Scottish ministers have been urged to set out a timetable for introducing a minimum student income.
Creating a minimum income of £8,100 through a mixture of bursaries and loans was one of the key recommendations of a review of student support published in November 2017.
Now, Scottish Labour has criticised the Government for delays in implementing the recommendation.
The party led a debate at Holyrood on the issue calling on the Government to “urgently bring forward its timetabled plan” on minimum student income as recommended in the review.
Labour’s education spokesman Iain Gray said his party backs the Government position stating tuition fees will not be introduced, either upfront or by the back door.
He said the SNP policy of free tuition removes one of the financial barriers to accessing education but it is not enough by itself.
“For many young people it is their worry about having enough to live on which holds them back,” he added.
“The fact is, our students still have less to live on than students in England or Wales, albeit, tuition is not paid for in those jurisdictions.
“Our motion only asks the Government to implement its own review.”
He said higher education minister Richard Lochhead should set out a plan to parliament within the next few weeks so students can benefit in the next academic year.
Mr Lochhead said: “This parliament gives the best support package anywhere in the UK and our graduates leave with less debt compared to the debt that’s inherited by graduates elsewhere in the UK.”

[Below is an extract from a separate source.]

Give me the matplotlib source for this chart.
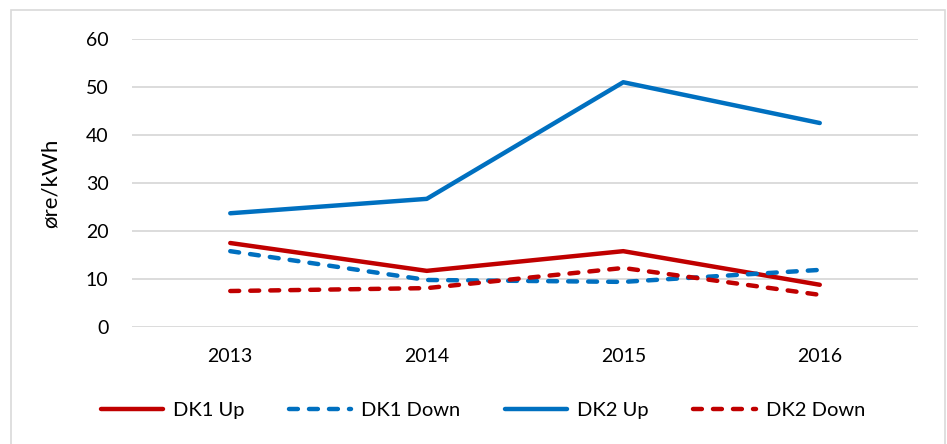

The minister said access to education must be based on ability to learn, not ability to pay, and implementation of minimum income guarantee has begun through the introduction of a £8,100 bursary for students who have been in care.

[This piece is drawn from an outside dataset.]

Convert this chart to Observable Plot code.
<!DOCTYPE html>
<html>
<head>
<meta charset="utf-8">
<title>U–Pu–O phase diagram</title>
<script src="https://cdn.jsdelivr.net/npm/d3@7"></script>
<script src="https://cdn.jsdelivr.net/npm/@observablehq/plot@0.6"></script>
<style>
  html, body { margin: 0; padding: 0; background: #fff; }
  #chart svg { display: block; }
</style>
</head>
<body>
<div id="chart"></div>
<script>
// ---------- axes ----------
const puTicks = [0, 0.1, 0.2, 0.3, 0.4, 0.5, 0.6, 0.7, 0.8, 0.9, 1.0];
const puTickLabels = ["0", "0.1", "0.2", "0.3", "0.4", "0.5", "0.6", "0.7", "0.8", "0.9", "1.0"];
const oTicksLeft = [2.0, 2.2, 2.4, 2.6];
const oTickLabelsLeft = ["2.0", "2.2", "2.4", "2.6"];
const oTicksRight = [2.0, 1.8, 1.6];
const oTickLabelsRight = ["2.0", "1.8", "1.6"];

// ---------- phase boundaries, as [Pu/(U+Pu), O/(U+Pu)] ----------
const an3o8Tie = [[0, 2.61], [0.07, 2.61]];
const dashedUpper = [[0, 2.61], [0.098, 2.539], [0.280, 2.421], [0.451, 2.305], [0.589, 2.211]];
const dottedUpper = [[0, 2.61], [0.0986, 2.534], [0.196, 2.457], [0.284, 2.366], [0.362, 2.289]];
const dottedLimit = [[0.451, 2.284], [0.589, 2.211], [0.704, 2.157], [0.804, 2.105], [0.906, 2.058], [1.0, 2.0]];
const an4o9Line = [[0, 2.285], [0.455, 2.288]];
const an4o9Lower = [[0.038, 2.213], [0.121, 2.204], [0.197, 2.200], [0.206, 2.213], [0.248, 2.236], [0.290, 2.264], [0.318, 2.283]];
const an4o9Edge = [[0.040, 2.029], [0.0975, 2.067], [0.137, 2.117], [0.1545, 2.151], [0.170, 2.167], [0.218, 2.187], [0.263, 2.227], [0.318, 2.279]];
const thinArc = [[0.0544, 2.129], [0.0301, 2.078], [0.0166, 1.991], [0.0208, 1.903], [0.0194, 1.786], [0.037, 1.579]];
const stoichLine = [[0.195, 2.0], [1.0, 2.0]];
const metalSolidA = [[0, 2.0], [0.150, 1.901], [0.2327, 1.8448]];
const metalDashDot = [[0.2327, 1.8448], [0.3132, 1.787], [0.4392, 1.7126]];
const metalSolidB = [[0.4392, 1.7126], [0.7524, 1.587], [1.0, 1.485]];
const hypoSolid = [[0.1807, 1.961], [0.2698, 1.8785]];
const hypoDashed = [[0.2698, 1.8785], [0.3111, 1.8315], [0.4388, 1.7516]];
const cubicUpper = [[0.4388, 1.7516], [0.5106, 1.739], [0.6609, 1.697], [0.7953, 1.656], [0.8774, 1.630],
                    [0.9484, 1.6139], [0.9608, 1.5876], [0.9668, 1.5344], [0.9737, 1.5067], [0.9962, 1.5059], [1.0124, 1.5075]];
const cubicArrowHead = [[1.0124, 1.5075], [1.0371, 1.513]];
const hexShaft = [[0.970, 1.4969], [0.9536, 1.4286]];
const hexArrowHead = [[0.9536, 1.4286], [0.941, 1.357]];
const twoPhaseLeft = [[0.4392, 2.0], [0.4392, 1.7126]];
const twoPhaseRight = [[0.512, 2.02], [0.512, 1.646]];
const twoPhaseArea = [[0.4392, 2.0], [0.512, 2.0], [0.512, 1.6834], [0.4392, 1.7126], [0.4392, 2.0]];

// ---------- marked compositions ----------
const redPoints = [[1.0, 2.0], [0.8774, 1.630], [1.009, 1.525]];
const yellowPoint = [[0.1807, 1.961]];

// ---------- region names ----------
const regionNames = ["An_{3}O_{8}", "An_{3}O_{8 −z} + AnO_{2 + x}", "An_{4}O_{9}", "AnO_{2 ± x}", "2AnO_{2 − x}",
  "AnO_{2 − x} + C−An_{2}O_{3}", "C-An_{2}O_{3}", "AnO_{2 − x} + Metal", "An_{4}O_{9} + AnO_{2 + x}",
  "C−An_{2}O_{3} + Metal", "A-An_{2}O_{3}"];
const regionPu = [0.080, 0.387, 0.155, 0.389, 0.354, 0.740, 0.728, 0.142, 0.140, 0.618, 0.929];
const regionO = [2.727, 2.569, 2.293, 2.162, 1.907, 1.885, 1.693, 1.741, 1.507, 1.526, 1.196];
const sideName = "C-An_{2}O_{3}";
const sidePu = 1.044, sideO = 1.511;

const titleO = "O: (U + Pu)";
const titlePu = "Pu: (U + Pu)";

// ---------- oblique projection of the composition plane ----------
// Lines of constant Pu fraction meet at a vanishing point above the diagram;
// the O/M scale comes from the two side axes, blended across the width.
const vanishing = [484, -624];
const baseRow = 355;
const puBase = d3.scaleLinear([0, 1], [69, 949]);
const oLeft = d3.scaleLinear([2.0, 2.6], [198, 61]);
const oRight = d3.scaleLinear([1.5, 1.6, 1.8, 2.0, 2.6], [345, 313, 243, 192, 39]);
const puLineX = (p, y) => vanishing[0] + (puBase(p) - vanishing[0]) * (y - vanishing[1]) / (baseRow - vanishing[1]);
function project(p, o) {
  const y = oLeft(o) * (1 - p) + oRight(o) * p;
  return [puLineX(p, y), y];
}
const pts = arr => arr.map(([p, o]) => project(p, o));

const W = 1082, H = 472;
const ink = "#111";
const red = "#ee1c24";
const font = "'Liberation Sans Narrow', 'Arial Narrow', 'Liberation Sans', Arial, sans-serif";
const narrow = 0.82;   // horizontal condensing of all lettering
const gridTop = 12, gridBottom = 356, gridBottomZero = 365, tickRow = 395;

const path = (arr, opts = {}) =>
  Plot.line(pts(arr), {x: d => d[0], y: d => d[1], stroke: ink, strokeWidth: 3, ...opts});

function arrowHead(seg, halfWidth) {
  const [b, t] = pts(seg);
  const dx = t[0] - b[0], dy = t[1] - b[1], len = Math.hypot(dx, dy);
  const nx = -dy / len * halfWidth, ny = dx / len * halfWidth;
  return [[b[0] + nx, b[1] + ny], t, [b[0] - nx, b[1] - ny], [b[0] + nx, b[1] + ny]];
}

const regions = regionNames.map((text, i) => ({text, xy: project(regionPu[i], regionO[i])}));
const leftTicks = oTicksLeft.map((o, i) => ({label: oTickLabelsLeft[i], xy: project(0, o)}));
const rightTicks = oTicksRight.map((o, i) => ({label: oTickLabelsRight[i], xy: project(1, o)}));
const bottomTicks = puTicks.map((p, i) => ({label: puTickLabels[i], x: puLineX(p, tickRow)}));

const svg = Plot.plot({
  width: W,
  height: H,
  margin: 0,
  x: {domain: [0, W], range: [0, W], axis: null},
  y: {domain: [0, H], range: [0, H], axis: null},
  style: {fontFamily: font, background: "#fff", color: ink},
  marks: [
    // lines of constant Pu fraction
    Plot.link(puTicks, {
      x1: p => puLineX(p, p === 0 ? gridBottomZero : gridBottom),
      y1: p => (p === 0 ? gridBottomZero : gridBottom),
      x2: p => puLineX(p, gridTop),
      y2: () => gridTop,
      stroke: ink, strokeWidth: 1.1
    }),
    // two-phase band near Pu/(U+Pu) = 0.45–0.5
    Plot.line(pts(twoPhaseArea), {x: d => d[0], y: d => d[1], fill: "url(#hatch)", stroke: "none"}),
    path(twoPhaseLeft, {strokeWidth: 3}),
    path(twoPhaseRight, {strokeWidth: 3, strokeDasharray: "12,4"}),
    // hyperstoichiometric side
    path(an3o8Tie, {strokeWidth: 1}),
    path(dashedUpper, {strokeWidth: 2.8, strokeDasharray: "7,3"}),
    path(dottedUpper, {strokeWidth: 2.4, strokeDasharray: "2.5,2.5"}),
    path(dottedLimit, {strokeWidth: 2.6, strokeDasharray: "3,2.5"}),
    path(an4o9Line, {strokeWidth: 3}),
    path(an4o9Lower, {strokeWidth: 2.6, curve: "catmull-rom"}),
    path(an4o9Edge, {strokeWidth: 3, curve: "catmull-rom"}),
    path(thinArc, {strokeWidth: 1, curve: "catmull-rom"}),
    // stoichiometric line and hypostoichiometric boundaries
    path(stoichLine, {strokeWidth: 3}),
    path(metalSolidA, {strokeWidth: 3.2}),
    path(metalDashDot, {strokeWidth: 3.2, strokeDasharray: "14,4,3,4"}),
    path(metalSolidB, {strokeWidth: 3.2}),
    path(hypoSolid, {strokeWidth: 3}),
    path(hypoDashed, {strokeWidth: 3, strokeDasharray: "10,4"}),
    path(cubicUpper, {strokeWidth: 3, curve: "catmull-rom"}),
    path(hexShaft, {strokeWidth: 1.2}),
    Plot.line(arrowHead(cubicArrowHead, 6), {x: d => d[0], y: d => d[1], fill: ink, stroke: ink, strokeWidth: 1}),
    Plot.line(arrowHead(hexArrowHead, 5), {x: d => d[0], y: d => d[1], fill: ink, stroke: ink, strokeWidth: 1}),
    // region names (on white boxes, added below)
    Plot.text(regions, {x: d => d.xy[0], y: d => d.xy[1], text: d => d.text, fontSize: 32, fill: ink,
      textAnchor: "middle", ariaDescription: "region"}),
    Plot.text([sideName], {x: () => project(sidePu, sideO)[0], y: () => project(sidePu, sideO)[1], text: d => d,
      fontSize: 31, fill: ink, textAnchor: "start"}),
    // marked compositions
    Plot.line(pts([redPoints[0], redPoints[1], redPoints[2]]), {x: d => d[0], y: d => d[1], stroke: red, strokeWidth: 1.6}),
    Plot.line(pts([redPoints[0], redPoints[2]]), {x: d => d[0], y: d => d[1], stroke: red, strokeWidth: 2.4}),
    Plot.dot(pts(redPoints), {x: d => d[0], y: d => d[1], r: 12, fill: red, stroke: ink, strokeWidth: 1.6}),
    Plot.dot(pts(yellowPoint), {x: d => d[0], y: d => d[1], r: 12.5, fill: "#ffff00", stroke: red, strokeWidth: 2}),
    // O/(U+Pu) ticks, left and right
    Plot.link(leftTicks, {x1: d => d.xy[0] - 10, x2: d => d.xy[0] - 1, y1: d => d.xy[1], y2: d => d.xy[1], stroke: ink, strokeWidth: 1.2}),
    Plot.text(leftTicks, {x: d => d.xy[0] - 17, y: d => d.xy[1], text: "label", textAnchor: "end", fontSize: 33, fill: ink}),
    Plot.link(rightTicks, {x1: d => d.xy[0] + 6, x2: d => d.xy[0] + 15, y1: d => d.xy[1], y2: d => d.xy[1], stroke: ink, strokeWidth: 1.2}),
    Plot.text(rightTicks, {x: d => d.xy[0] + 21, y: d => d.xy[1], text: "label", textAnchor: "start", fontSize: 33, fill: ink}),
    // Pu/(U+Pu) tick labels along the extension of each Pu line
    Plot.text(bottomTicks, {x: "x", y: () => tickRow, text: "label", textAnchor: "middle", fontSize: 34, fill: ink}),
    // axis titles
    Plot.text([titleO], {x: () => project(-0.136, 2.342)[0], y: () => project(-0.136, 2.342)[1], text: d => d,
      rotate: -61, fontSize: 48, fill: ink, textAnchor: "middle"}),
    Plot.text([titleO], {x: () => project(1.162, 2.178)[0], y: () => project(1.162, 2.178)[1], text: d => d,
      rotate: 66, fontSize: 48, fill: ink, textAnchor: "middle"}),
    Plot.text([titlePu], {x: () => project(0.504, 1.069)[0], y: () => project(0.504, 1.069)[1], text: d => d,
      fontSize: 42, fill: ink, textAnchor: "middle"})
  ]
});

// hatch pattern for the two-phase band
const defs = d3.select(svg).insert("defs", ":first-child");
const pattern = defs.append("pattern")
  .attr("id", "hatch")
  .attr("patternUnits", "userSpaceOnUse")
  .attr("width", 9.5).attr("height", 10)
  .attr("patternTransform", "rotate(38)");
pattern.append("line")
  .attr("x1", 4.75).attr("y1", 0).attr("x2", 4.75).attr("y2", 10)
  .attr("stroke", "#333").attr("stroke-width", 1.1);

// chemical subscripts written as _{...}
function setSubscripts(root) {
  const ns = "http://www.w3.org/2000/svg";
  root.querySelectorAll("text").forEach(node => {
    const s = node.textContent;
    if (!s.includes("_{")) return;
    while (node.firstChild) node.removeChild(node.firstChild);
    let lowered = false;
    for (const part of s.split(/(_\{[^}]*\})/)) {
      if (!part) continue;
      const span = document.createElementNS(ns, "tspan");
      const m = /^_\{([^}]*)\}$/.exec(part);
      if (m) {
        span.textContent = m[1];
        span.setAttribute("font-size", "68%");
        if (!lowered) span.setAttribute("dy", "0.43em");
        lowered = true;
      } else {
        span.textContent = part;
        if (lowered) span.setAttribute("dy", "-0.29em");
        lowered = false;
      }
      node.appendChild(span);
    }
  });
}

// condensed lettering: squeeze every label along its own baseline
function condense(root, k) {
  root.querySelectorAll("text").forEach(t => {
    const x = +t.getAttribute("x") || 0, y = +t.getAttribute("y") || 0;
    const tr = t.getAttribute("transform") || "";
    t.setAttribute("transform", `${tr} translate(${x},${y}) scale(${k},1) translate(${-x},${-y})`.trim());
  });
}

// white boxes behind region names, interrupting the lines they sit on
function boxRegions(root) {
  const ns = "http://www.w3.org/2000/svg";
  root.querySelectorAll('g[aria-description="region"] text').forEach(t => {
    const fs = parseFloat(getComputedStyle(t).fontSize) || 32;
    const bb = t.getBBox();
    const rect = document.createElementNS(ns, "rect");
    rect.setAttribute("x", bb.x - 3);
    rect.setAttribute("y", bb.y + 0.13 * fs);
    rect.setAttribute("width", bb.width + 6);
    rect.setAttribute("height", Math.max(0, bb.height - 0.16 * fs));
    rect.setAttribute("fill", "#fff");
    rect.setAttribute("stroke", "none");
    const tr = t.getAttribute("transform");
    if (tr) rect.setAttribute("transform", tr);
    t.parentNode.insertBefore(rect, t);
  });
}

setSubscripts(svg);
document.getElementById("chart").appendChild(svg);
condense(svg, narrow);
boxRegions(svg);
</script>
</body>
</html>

He added: “We support the ambition outlined in the review to achieve a minimum income for our students.”
Mr Gray said: “Just to point out to the minister that the review did not have an ambition of a minimum income guarantee, it had a recommendation.
“Will he agree to implement it?”
Mr Lochhead replied: “Of course it is our ambition to implement the guarantee.”

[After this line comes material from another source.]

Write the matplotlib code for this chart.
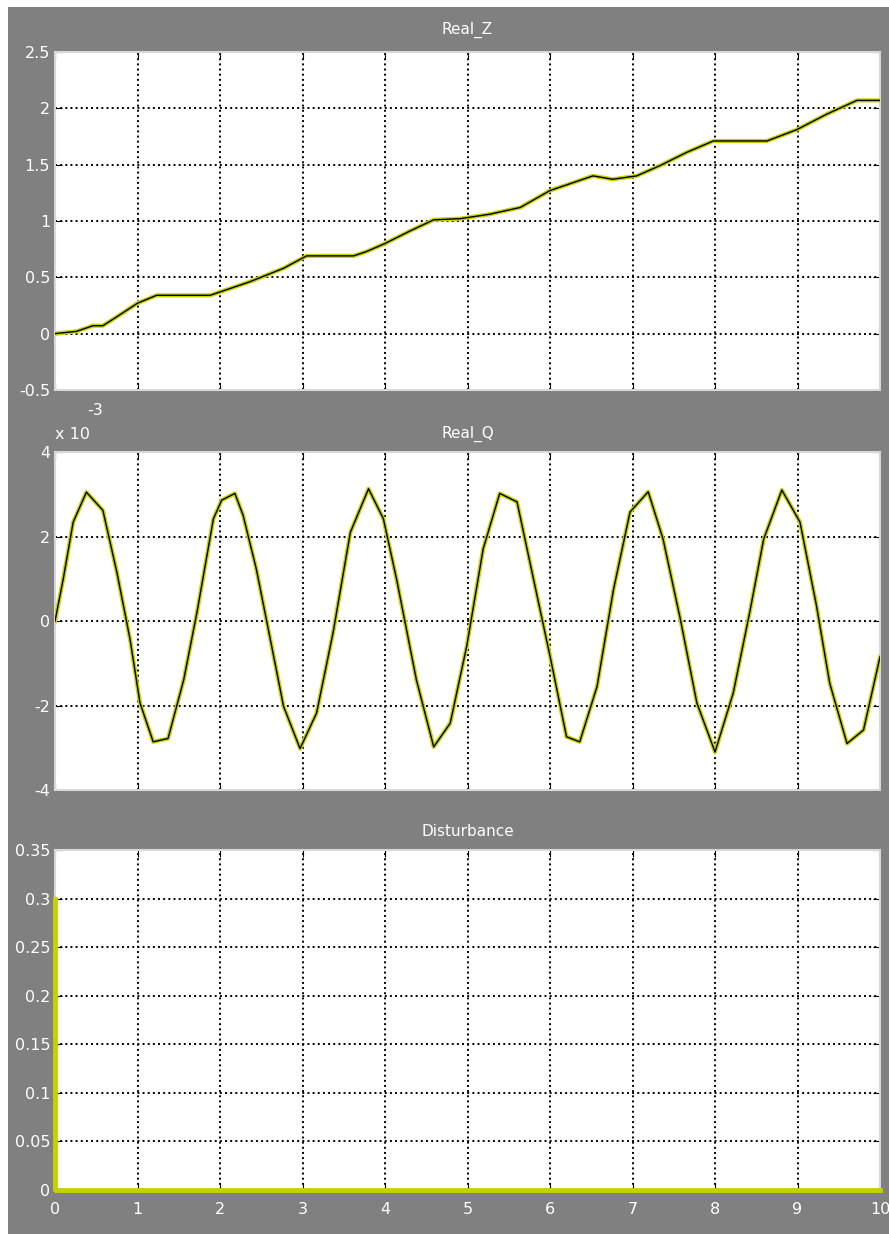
import matplotlib
matplotlib.use("Agg")
import matplotlib.pyplot as plt
from matplotlib.patches import Rectangle

# Real_Z samples (time, value)
z_t = [0, 0.26, 0.46, 0.58, 0.75, 1.0, 1.23, 1.88, 2.0, 2.36, 2.77, 3.05, 3.62, 3.78,
       4.0, 4.30, 4.59, 4.91, 5.27, 5.64, 6.0, 6.52, 6.76, 7.05, 7.33, 7.66, 7.98,
       8.63, 8.99, 9.36, 9.72, 10.0]
z_v = [0, 0.02, 0.07, 0.07, 0.15, 0.27, 0.34, 0.34, 0.37, 0.46, 0.58, 0.69, 0.69, 0.73,
       0.80, 0.91, 1.01, 1.02, 1.06, 1.12, 1.27, 1.40, 1.37, 1.40, 1.49, 1.61, 1.71,
       1.71, 1.81, 1.95, 2.07, 2.07]

# Real_Q samples, values in units of 1e-3
q_t = [0, 0.10, 0.22, 0.38, 0.58, 0.75, 0.91, 1.03, 1.19, 1.37, 1.56, 1.72, 1.92, 2.02,
       2.18, 2.28, 2.44, 2.61, 2.77, 2.97, 3.17, 3.37, 3.58, 3.80, 3.98, 4.14, 4.38,
       4.59, 4.79, 4.99, 5.19, 5.39, 5.60, 5.80, 6.0, 6.20, 6.36, 6.57, 6.77, 6.97,
       7.19, 7.37, 7.58, 7.78, 8.0, 8.22, 8.42, 8.59, 8.81, 9.03, 9.23, 9.39, 9.60,
       9.80, 10.0]
q_v = [0, 1.0, 2.34, 3.05, 2.62, 1.15, -0.44, -1.94, -2.86, -2.78, -1.39, 0.2, 2.42, 2.86,
       3.02, 2.5, 1.23, -0.44, -2.02, -3.02, -2.18, -0.28, 2.1, 3.13, 2.42, 0.99, -1.39,
       -2.98, -2.42, -0.6, 1.71, 3.02, 2.82, 0.99, -0.83, -2.74, -2.86, -1.55, 0.75, 2.58,
       3.06, 1.94, 0.04, -1.94, -3.1, -1.71, 0.2, 1.94, 3.10, 2.34, 0.36, -1.47, -2.9,
       -2.58, -0.85]

# Disturbance
d_t = [0, 0, 10]
d_v = [0.3, 0, 0]

titles = ["Real_Z", "Real_Q", "Disturbance"]
z_ticks = [-0.5, 0, 0.5, 1, 1.5, 2, 2.5]
q_ticks = [-4, -2, 0, 2, 4]
d_ticks = [0, 0.05, 0.1, 0.15, 0.2, 0.25, 0.3, 0.35]
x_ticks = list(range(11))

yellow = "#c6d200"
gray = "#808080"
plt.rcParams['font.family'] = ["DejaVu Sans"]

fig = plt.figure(figsize=(8.89, 12.34), dpi=100, facecolor="white")
fig.patches.append(Rectangle((8 / 889, 0), 1, 1 - 7 / 1234, transform=fig.transFigure,
                             facecolor=gray, edgecolor="none", zorder=-10))

pos = [[0.0619, 0.6840, 0.9280, 0.2739],
       [0.0619, 0.3598, 0.9280, 0.2739],
       [0.0619, 0.0357, 0.9280, 0.2755]]

data = [(z_t, z_v, z_ticks, (-0.5, 2.5)),
        (q_t, q_v, q_ticks, (-4, 4)),
        (d_t, d_v, d_ticks, (0, 0.35))]
pads = [13, 10, 10]

for i, (p, (t, v, yt, yl)) in enumerate(zip(pos, data)):
    ax = fig.add_axes(p)
    ax.set_facecolor("white")
    if i < 2:
        ax.plot(t, v, color=yellow, lw=3, zorder=3)
        ax.plot(t, v, color="black", lw=1, zorder=4)
    else:
        ax.plot(t, v, color=yellow, lw=3.5, zorder=3, clip_on=False)
    ax.set_xlim(0, 10)
    ax.set_ylim(*yl)
    ax.set_xticks(x_ticks)
    ax.set_yticks(yt)
    ax.set_yticklabels([f"{y:g}" for y in yt])
    if i < 2:
        ax.set_xticklabels([])
    ax.grid(True, color="black", linestyle=":", linewidth=1.4)
    ax.tick_params(direction="in", top=True, right=True, length=5, color="black",
                   labelcolor="white", labelsize=11.5)
    ax.tick_params(axis="x", pad=9)
    for s in ax.spines.values():
        s.set_color("#d8d8d8")
        s.set_linewidth(1.5)
    ax.set_title(titles[i], color="white", fontsize=11, pad=pads[i])

fig.text(0.0619, 0.648, "x 10", color="white", fontsize=11.5, ha="left", va="center")
fig.text(0.098, 0.667, "-3", color="white", fontsize=11.5, ha="left", va="center")

fig.savefig("out.png", dpi=100, facecolor=fig.get_facecolor())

Liberal Democrat education spokesman Tavish Scott urged the Government to set out when the minimum income would come into force so students and parents can know if it will be in place for the new academic year in August and September.
Conservative Liz Smith said there was a strong case for student loans reform, considering examples from elsewhere.
She said: “Grants are now so low that those from the lowest incomes will be taking on some of the highest debt.”
She added that the current system is “discriminatory and financially unviable in the longer run” but that her party did not support tuition fees.
Green MSP Ross Greer said a minimum student income is needed to deliver inclusive education, saying the current system is unfair and favours the well off.